* Problem description *
In the entries below, find the line with "Recreate this image" and the line with "import * as", then retype both and everything between them exactly. Do not copy the pictures.

* Data shown *
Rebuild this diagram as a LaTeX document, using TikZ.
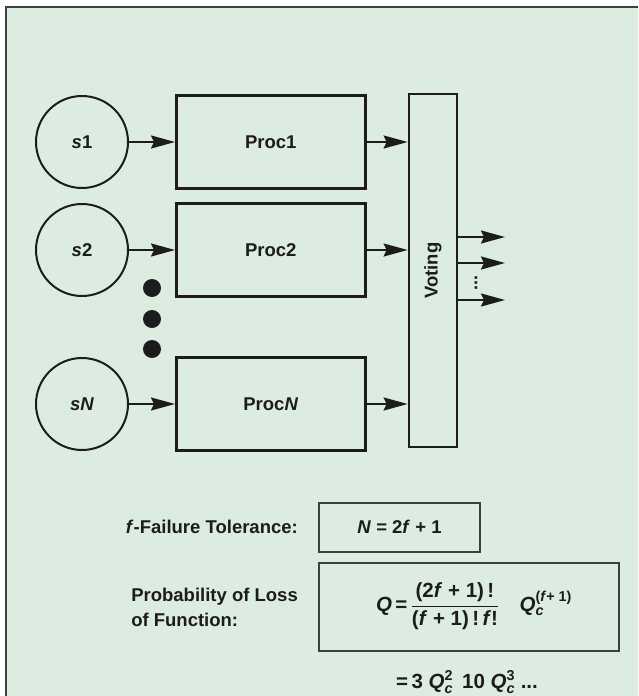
\documentclass[tikz,border=0pt]{standalone}
\usepackage{amsmath}
\usepackage{fontspec}
\setmainfont{Liberation Sans}
\usepackage{tikz}
\usetikzlibrary{
  arrows.meta,
  positioning
}
\definecolor{panelgreen}{RGB}{221,236,224}
\definecolor{ink}{RGB}{28,28,28}
\definecolor{framegray}{RGB}{60,64,62}
\newcommand{\vv}[1]{\textit{#1}}
\tikzset{
  txt/.style={font=\fontsize{18.5}{25}\selectfont\bfseries,text=ink},
  bigtxt/.style={font=\fontsize{20.5}{26}\selectfont\bfseries},
  sensor/.style={txt,circle,draw=ink,line width=2pt,
    minimum size=92pt,inner sep=0pt},
  procbox/.style={txt,draw=ink,line width=2.6pt,
    minimum width=189pt,minimum height=93pt,inner sep=0pt},
  votebox/.style={txt,draw=ink,line width=2.8pt,rotate=90,
    minimum width=353pt,minimum height=48pt,inner sep=0pt},
  eqbox/.style={txt,draw=ink!85,line width=2pt,inner sep=0pt},
  flow/.style={-{Stealth[length=24pt,width=13pt,inset=3pt]},
    line width=2pt,draw=ink},
  lab/.style={txt,inner sep=1pt},
  frame/.style={draw=framegray,line width=1.6pt}
}

\begin{document}
\begin{tikzpicture}[x=1pt,y=-1pt,node distance=14pt and 46pt]
  \useasboundingbox (0,0) rectangle (638,696);
  \fill[panelgreen] (6,7) rectangle (638,696);
  \draw[frame] (6,696) -- (6,7) -- (638,7);
  % sensors and processors
  \node[sensor] (s1) at (82,142) {\vv{s}1};
  \node[sensor,below=of s1] (s2) {\vv{s}2};
  \node[sensor,below=60pt of s2] (sN) {\vv{sN}};
  \node[procbox,right=of s1] (proc1) {Proc1};
  \node[procbox,right=of s2] (proc2) {Proc2};
  \node[procbox,right=of sN] (procN) {Proc\vv{N}};
  \foreach \y in {288,319,349}
    \fill[ink] (152,\y) circle (9);
  \draw[flow] (s1) -- (proc1);
  \draw[flow] (s2) -- (proc2);
  \draw[flow] (sN) -- (procN);
  % voter (rotated, so north is its left side)
  \node[votebox] (voting) at (433,270.5) {Voting};
  \draw[flow] (proc1.east) -- (proc1.east -| voting.north);
  \draw[flow] (proc2.east) -- (proc2.east -| voting.north);
  \draw[flow] (procN.east) -- (procN.east -| voting.north);
  \coordinate (out1) at (505,237);
  \coordinate (out2) at (505,263);
  \coordinate (out3) at (505,300);
  \draw[flow] (voting.south |- out1) -- (out1);
  \draw[flow] (voting.south |- out2) -- (out2);
  \draw[flow] (voting.south |- out3) -- (out3);
  \node[lab,rotate=90,font=\fontsize{18}{18}\selectfont\bfseries] (outdots) at (476,283) {...};
  % tolerance and loss
  \node[lab,anchor=east] (ftol) at (299,527) {\vv{f}-Failure Tolerance:};
  \node[eqbox,minimum width=161pt,minimum height=49pt,right=19pt of ftol] (nbox) {
    \vv{N} = 2\vv{f} + 1};
  \node[eqbox,bigtxt,minimum width=300pt,minimum height=88pt,
    below=9pt of nbox.south west,anchor=north west] (qbox) {
    \hspace*{10pt}$\text{\vv{Q}\,=\,}\dfrac{\text{(2\vv{f} + 1)\,!}}{\text{(\vv{f} + 1)\,!\,\vv{f}!}}\quad
    \text{\vv{Q}}^{\text{(\vv{f}+ 1)}}_{\text{\vv{c}}}$};
  \node[lab,align=left,anchor=east] (ploss) at (299,607) {Probability of Loss\\of Function:};
  \node[lab,bigtxt] (series) at (467,682) {
    $\text{=\,3 \vv{Q}}^{\text{2}}_{\text{\vv{c}}}\text{\ \,10 \vv{Q}}^{\text{3}}_{\text{\vv{c}}}\text{\ ...}$};
\end{tikzpicture}
\end{document}
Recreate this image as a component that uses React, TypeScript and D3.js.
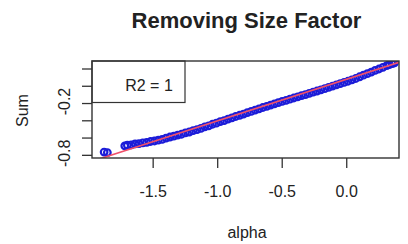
import React from "react";
import * as d3 from "d3";

const alphaVals = [
  -1.88, -1.855, -1.72, -1.70, -1.67, -1.64, -1.61, -1.58, -1.55, -1.52, -1.49, -1.46, -1.43, -1.40,
  -1.37, -1.34, -1.31, -1.28, -1.25, -1.22, -1.19, -1.16, -1.13, -1.10, -1.07, -1.04, -1.01,
  -0.98, -0.95, -0.92, -0.89, -0.86, -0.83, -0.80, -0.77, -0.74, -0.71, -0.68, -0.65, -0.62,
  -0.59, -0.56, -0.53, -0.50, -0.47, -0.44, -0.41, -0.38, -0.35, -0.32, -0.29, -0.26, -0.23,
  -0.20, -0.17, -0.14, -0.11, -0.08, -0.05, -0.02, 0.01, 0.04, 0.07, 0.10, 0.13, 0.16, 0.19,
  0.22, 0.25, 0.28, 0.31, 0.33, 0.35, 0.36, 0.37,
];
const sumVals = [
  -0.762, -0.768, -0.690, -0.682, -0.678, -0.668, -0.664, -0.655, -0.650, -0.640, -0.634, -0.625, -0.616, -0.600,
  -0.588, -0.578, -0.566, -0.556, -0.541, -0.530, -0.514, -0.502, -0.488, -0.470, -0.458, -0.440, -0.428,
  -0.410, -0.398, -0.380, -0.366, -0.350, -0.336, -0.322, -0.305, -0.292, -0.276, -0.262, -0.246, -0.232,
  -0.218, -0.204, -0.190, -0.176, -0.164, -0.150, -0.136, -0.122, -0.108, -0.096, -0.082, -0.068, -0.055,
  -0.041, -0.028, -0.012, 0.002, 0.016, 0.030, 0.044, 0.058, 0.074, 0.090, 0.110, 0.128, 0.146, 0.164,
  0.184, 0.200, 0.220, 0.238, 0.250, 0.262, 0.268, 0.272,
];
const fitIntercept = [0.082];
const fitSlope = [0.482];
const xTicks = [-1.5, -1.0, -0.5, 0.0];
const xTickLabels = ["-1.5", "-1.0", "-0.5", "0.0"];
const yTicks = [0.2, 0.0, -0.2, -0.4, -0.6, -0.8];
const yLabelTicks = [-0.2, -0.8];
const yTickLabels = ["-0.2", "-0.8"];
const title = "Removing Size Factor";
const xTitle = "alpha";
const yTitle = "Sum";
const legendText = "R2 = 1";

export default function App() {
  const W = 408, H = 244;
  const left = 92, right = 399, top = 61, bottom = 158;
  const x = d3.scaleLinear().domain([-1.974, 0.405]).range([left, right]);
  const y = d3.scaleLinear().domain([-0.831, 0.2927]).range([bottom, top]);
  const font = "'Liberation Sans', Arial, sans-serif";
  const [x0, x1] = x.domain();
  const lineGen = d3.line<number>().x((a) => x(a)).y((a) => y(fitIntercept[0] + fitSlope[0] * a));
  const pts = alphaVals.map((a, i) => ({ a, s: sumVals[i] }));
  return (
    <svg width={W} height={H} style={{ position: "absolute", left: 0, top: 0, background: "#fff" }}>
      <defs>
        <clipPath id="plotclip">
          <rect x={left} y={top} width={right - left} height={bottom - top} />
        </clipPath>
      </defs>
      <text x={(left + right) / 2 + 1} y={28} textAnchor="middle" fontFamily={font} fontWeight="bold" fontSize={22} fill="#222">
        {title}
      </text>
      <g clipPath="url(#plotclip)">
        {pts.map((p, i) => (
          <circle key={i} cx={x(p.a)} cy={y(p.s)} r={3.3} fill="none" stroke="#1c1cd8" strokeWidth={2.2} />
        ))}
        <path d={lineGen([x0, x1]) || ""} stroke="#f0506a" strokeWidth={1.6} fill="none" />
      </g>
      <rect x={left} y={top} width={right - left} height={bottom - top} fill="none" stroke="#333" strokeWidth={1.4} />
      <rect x={left} y={top} width={93} height={41.5} fill="none" stroke="#333" strokeWidth={1.2} />
      <text x={149} y={91} textAnchor="middle" fontFamily={font} fontSize={16} fill="#222">
        {legendText}
      </text>
      {xTicks.map((t, i) => (
        <g key={i}>
          <line x1={x(t)} x2={x(t)} y1={bottom} y2={bottom + 10} stroke="#333" strokeWidth={1.3} />
          <text x={x(t)} y={197} textAnchor="middle" fontFamily={font} fontSize={16} fill="#222">
            {xTickLabels[i]}
          </text>
        </g>
      ))}
      {yTicks.map((t, i) => (
        <line key={i} x1={left - 10} x2={left} y1={y(t)} y2={y(t)} stroke="#333" strokeWidth={1.3} />
      ))}
      {yLabelTicks.map((t, i) => (
        <text key={i} transform={`translate(70,${y(t) - 2}) rotate(-90)`} textAnchor="middle" fontFamily={font} fontSize={16} fill="#222">
          {yTickLabels[i]}
        </text>
      ))}
      <text x={247} y={238} textAnchor="middle" fontFamily={font} fontSize={16} fill="#222">
        {xTitle}
      </text>
      <text transform={`translate(28,${(top + bottom) / 2 + 1}) rotate(-90)`} textAnchor="middle" fontFamily={font} fontSize={16} fill="#222">
        {yTitle}
      </text>
    </svg>
  );
}
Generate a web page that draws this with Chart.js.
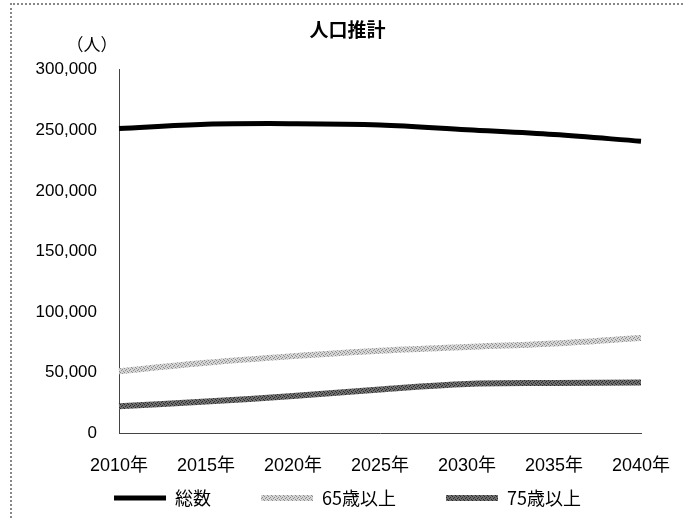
<!DOCTYPE html>
<html>
<head>
<meta charset="utf-8">
<script src="https://cdn.jsdelivr.net/npm/chart.js@4.4.0/dist/chart.umd.min.js"></script>
<style>
  html, body { margin: 0; padding: 0; background: #fff; }
  #wrap { position: relative; width: 683px; height: 518px; }
  #frame { position: absolute; left: 10px; top: 3px; right: 0; bottom: 0;
           border-left: 2px dotted #888; border-top: 2px dotted #888; }
</style>
</head>
<body>
<div id="wrap">
  <div id="frame"></div>
  <canvas id="chart" width="683" height="518"></canvas>
</div>
<script>
// data
var years = ['2010年', '2015年', '2020年', '2025年', '2030年', '2035年', '2040年'];
var total = [251500, 255000, 255500, 254500, 250500, 246500, 241000];
var age65 = [51000, 58000, 63500, 68000, 71000, 74000, 78500];
var age75 = [22000, 26000, 30500, 36000, 40500, 41300, 41800];
var yTicks = [0, 50000, 100000, 150000, 200000, 250000, 300000];

var numFont = '"Liberation Sans", "Noto Sans CJK JP", sans-serif';
var jpFont = '"Noto Sans CJK JP", "Liberation Sans", sans-serif';

// speckled stroke like the scanned original
function makePattern(base, dot) {
  var c = document.createElement('canvas');
  c.width = 4; c.height = 4;
  var g = c.getContext('2d');
  g.fillStyle = base;
  g.fillRect(0, 0, 4, 4);
  g.fillStyle = dot;
  g.fillRect(0, 0, 1, 1);
  g.fillRect(2, 1, 1, 1);
  g.fillRect(1, 2, 1, 1);
  g.fillRect(3, 3, 1, 1);
  return g.createPattern(c, 'repeat');
}

var unitLabel = {
  id: 'unitLabel',
  beforeDraw: function (chart) {
    // x labels sit lower than the squeezed axis box, so don't clip them
    chart.scales.x._computeLabelArea = function () {};
  },
  afterDraw: function (chart) {
    var ctx = chart.ctx;
    ctx.save();
    ctx.font = '17px ' + jpFont;
    ctx.fillStyle = '#000';
    ctx.textAlign = 'center';
    ctx.textBaseline = 'middle';
    ctx.fillText('（人）', 92, 45);
    ctx.restore();
  }
};

new Chart(document.getElementById('chart'), {
  type: 'line',
  data: {
    labels: years,
    datasets: [{
      label: '総数',
      data: total,
      borderColor: '#000',
      backgroundColor: '#000',
      borderWidth: 5
    }, {
      label: '65歳以上',
      data: age65,
      borderColor: makePattern('#d4d4d4', '#8c8c8c'),
      backgroundColor: '#bbb',
      borderWidth: 6
    }, {
      label: '75歳以上',
      data: age75,
      borderColor: makePattern('#6e6e6e', '#2a2a2a'),
      backgroundColor: '#666',
      borderWidth: 6
    }]
  },
  options: {
    responsive: false,
    animation: false,
    layout: { padding: { left: 15, right: 3, top: 0, bottom: 1 } },
    elements: {
      point: { radius: 0 },
      line: { tension: 0.35 }
    },
    plugins: {
      title: {
        display: true,
        text: '人口推計',
        color: '#000',
        font: { family: jpFont, size: 19, weight: 'bold' },
        padding: { top: 18, bottom: 29 }
      },
      legend: {
        position: 'bottom',
        labels: {
          usePointStyle: true,
          pointStyleWidth: 52,
          pointStyle: 'line',
          color: '#000',
          font: { family: jpFont, size: 18 },
          padding: 50
        }
      },
      tooltip: { enabled: false }
    },
    scales: {
      x: {
        offset: false,
        grid: { display: false, drawTicks: false },
        border: { display: true, color: '#444', width: 1 },
        ticks: {
          color: '#000',
          font: { family: numFont, size: 18 },
          padding: 22,
          maxRotation: 0
        },
        afterFit: function (s) {
          s.height = 6;
          s.paddingLeft = 0;
          s.paddingRight = 42;
        }
      },
      y: {
        min: 0,
        max: 300000,
        grid: { display: false, drawTicks: false },
        border: { display: true, color: '#444', width: 1 },
        afterBuildTicks: function (s) {
          s.ticks = yTicks.map(function (v) { return { value: v }; });
        },
        ticks: {
          color: '#000',
          font: { family: numFont, size: 17 },
          padding: 22,
          callback: function (v) { return v.toLocaleString('en-US'); }
        },
        afterFit: function (s) { s.width = 104; }
      }
    }
  },
  plugins: [unitLabel]
});
</script>
</body>
</html>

* Task solution *
Recreate this image as a component that uses React, TypeScript and D3.js.
import React from "react";
import * as d3 from "d3";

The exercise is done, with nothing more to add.